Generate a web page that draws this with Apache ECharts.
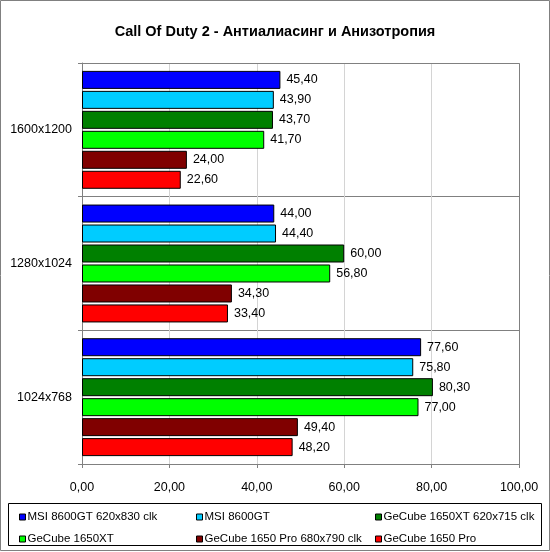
<!DOCTYPE html>
<html><head><meta charset="utf-8">
<script src="https://cdn.jsdelivr.net/npm/echarts@6/dist/echarts.min.js"></script>
<style>html,body{margin:0;padding:0;background:#fff}#c{width:550px;height:552px}</style>
</head><body><div id="c"></div>
<script>
var categories = ['1600x1200', '1280x1024', '1024x768'];
var seriesNames = ['MSI 8600GT 620x830 clk', 'MSI 8600GT', 'GeCube 1650XT 620x715 clk', 'GeCube 1650XT', 'GeCube 1650 Pro 680x790 clk', 'GeCube 1650 Pro'];
var msi8600gtOc = [45.40, 44.00, 77.60];
var msi8600gt = [43.90, 44.40, 75.80];
var gecube1650xtOc = [43.70, 60.00, 80.30];
var gecube1650xt = [41.70, 56.80, 77.00];
var gecube1650proOc = [24.00, 34.30, 49.40];
var gecube1650pro = [22.60, 33.40, 48.20];
var colors = ['#0000FF', '#00CCFF', '#008000', '#00FF00', '#800000', '#FF0000'];
var xTicks = [0, 20, 40, 60, 80, 100];

var values = [msi8600gtOc, msi8600gt, gecube1650xtOc, gecube1650xt, gecube1650proOc, gecube1650pro];
var font = 'Arial, "Liberation Sans", sans-serif';

var series = values.map(function (v, i) {
  return {
    name: seriesNames[i],
    type: 'bar',
    data: v,
    barWidth: 18,
    barGap: '11%',
    itemStyle: { color: colors[i], borderColor: '#000', borderWidth: 1 },
    label: {
      show: true, position: 'right', distance: 6,
      color: '#000', fontFamily: font, fontSize: 12.5,
      formatter: function (p) { return p.value.toFixed(2).replace('.', ','); }
    },
    animation: false
  };
});

function legendCol(names, left) {
  return {
    data: names.map(function (n) { return { name: n, icon: 'rect', itemStyle: { borderColor: '#000', borderWidth: 1 } }; }),
    orient: 'vertical', left: left, top: 511, itemWidth: 6, itemHeight: 6, itemGap: 10,
    padding: 0,
    textStyle: { fontFamily: font, fontSize: 11.5, color: '#000', padding: [0, 0, 0, -3] },
    selectedMode: false
  };
}

var chart = echarts.init(document.getElementById('c'), null, { renderer: 'canvas' });
chart.setOption({
  animation: false,
  backgroundColor: '#fff',
  title: {
    text: 'Call Of Duty 2 - Антиалиасинг и Анизотропия',
    left: 'center', top: 19,
    textStyle: { fontFamily: font, fontSize: 14.5, fontWeight: 'bold', color: '#000' }
  },
  graphic: [
    { type: 'rect', shape: { x: 0.5, y: 0.5, width: 549, height: 550 }, style: { fill: null, stroke: '#808080', lineWidth: 1 }, z: 100 },
    { type: 'rect', shape: { x: 8.5, y: 503.5, width: 533, height: 42 }, style: { fill: null, stroke: '#000', lineWidth: 1 }, z: 100 },
    { type: 'rect', shape: { x: 82.5, y: 63.5, width: 437, height: 401 }, style: { fill: null, stroke: '#808080', lineWidth: 1 }, z: 1, silent: true }
  ],
  legend: [
    legendCol([seriesNames[0], seriesNames[3]], 19),
    legendCol([seriesNames[1], seriesNames[4]], 196),
    legendCol([seriesNames[2], seriesNames[5]], 375)
  ],
  grid: { left: 82, right: 31, top: 63, bottom: 88, containLabel: false },
  xAxis: {
    type: 'value', min: 0, max: 100, interval: 20,
    axisLine: { show: true, lineStyle: { color: '#808080' } },
    axisTick: { show: true, length: 4, lineStyle: { color: '#808080' } },
    axisLabel: { fontFamily: font, fontSize: 12.5, color: '#000', margin: 17,
      formatter: function (v) { return v.toFixed(2).replace('.', ','); } },
    splitLine: { show: true, lineStyle: { color: '#D4D4D4' } }
  },
  yAxis: {
    type: 'category', data: categories, inverse: true,
    axisLine: { show: true, lineStyle: { color: '#808080' } },
    axisTick: { show: true, length: 4, lineStyle: { color: '#808080' } },
    axisLabel: { fontFamily: font, fontSize: 12.5, color: '#000', margin: 10 },
    splitLine: { show: true, lineStyle: { color: '#808080' } }
  },
  series: series
});
</script></body></html>
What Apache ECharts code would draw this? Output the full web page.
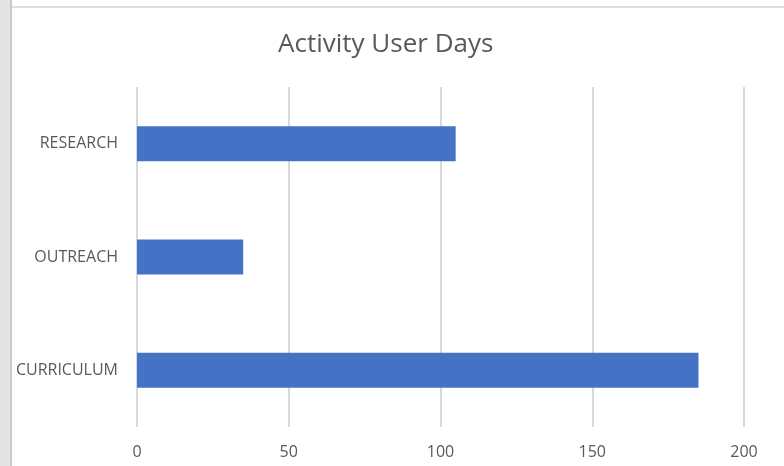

----------------------------------------

● **What this task involves**
Write out the records above exactly as they appear, leaving out any pictures.

● **Solution**
Generate a web page that draws this with Apache ECharts.
<!DOCTYPE html>
<html><head><meta charset="utf-8">
<script src="https://cdn.jsdelivr.net/npm/echarts@6/dist/echarts.min.js"></script>
<style>html,body{margin:0;padding:0;background:#fff}#c{width:550px;height:552px}</style>
</head><body><div id="c"></div>
<script>
var categories = ['1600x1200', '1280x1024', '1024x768'];
var seriesNames = ['MSI 8600GT 620x830 clk', 'MSI 8600GT', 'GeCube 1650XT 620x715 clk', 'GeCube 1650XT', 'GeCube 1650 Pro 680x790 clk', 'GeCube 1650 Pro'];
var msi8600gtOc = [45.40, 44.00, 77.60];
var msi8600gt = [43.90, 44.40, 75.80];
var gecube1650xtOc = [43.70, 60.00, 80.30];
var gecube1650xt = [41.70, 56.80, 77.00];
var gecube1650proOc = [24.00, 34.30, 49.40];
var gecube1650pro = [22.60, 33.40, 48.20];
var colors = ['#0000FF', '#00CCFF', '#008000', '#00FF00', '#800000', '#FF0000'];
var xTicks = [0, 20, 40, 60, 80, 100];

var values = [msi8600gtOc, msi8600gt, gecube1650xtOc, gecube1650xt, gecube1650proOc, gecube1650pro];
var font = 'Arial, "Liberation Sans", sans-serif';

var series = values.map(function (v, i) {
  return {
    name: seriesNames[i],
    type: 'bar',
    data: v,
    barWidth: 18,
    barGap: '11%',
    itemStyle: { color: colors[i], borderColor: '#000', borderWidth: 1 },
    label: {
      show: true, position: 'right', distance: 6,
      color: '#000', fontFamily: font, fontSize: 12.5,
      formatter: function (p) { return p.value.toFixed(2).replace('.', ','); }
    },
    animation: false
  };
});

function legendCol(names, left) {
  return {
    data: names.map(function (n) { return { name: n, icon: 'rect', itemStyle: { borderColor: '#000', borderWidth: 1 } }; }),
    orient: 'vertical', left: left, top: 511, itemWidth: 6, itemHeight: 6, itemGap: 10,
    padding: 0,
    textStyle: { fontFamily: font, fontSize: 11.5, color: '#000', padding: [0, 0, 0, -3] },
    selectedMode: false
  };
}

var chart = echarts.init(document.getElementById('c'), null, { renderer: 'canvas' });
chart.setOption({
  animation: false,
  backgroundColor: '#fff',
  title: {
    text: 'Call Of Duty 2 - Антиалиасинг и Анизотропия',
    left: 'center', top: 19,
    textStyle: { fontFamily: font, fontSize: 14.5, fontWeight: 'bold', color: '#000' }
  },
  graphic: [
    { type: 'rect', shape: { x: 0.5, y: 0.5, width: 549, height: 550 }, style: { fill: null, stroke: '#808080', lineWidth: 1 }, z: 100 },
    { type: 'rect', shape: { x: 8.5, y: 503.5, width: 533, height: 42 }, style: { fill: null, stroke: '#000', lineWidth: 1 }, z: 100 },
    { type: 'rect', shape: { x: 82.5, y: 63.5, width: 437, height: 401 }, style: { fill: null, stroke: '#808080', lineWidth: 1 }, z: 1, silent: true }
  ],
  legend: [
    legendCol([seriesNames[0], seriesNames[3]], 19),
    legendCol([seriesNames[1], seriesNames[4]], 196),
    legendCol([seriesNames[2], seriesNames[5]], 375)
  ],
  grid: { left: 82, right: 31, top: 63, bottom: 88, containLabel: false },
  xAxis: {
    type: 'value', min: 0, max: 100, interval: 20,
    axisLine: { show: true, lineStyle: { color: '#808080' } },
    axisTick: { show: true, length: 4, lineStyle: { color: '#808080' } },
    axisLabel: { fontFamily: font, fontSize: 12.5, color: '#000', margin: 17,
      formatter: function (v) { return v.toFixed(2).replace('.', ','); } },
    splitLine: { show: true, lineStyle: { color: '#D4D4D4' } }
  },
  yAxis: {
    type: 'category', data: categories, inverse: true,
    axisLine: { show: true, lineStyle: { color: '#808080' } },
    axisTick: { show: true, length: 4, lineStyle: { color: '#808080' } },
    axisLabel: { fontFamily: font, fontSize: 12.5, color: '#000', margin: 10 },
    splitLine: { show: true, lineStyle: { color: '#808080' } }
  },
  series: series
});
</script></body></html>
What Apache ECharts code would draw this? Output the full web page.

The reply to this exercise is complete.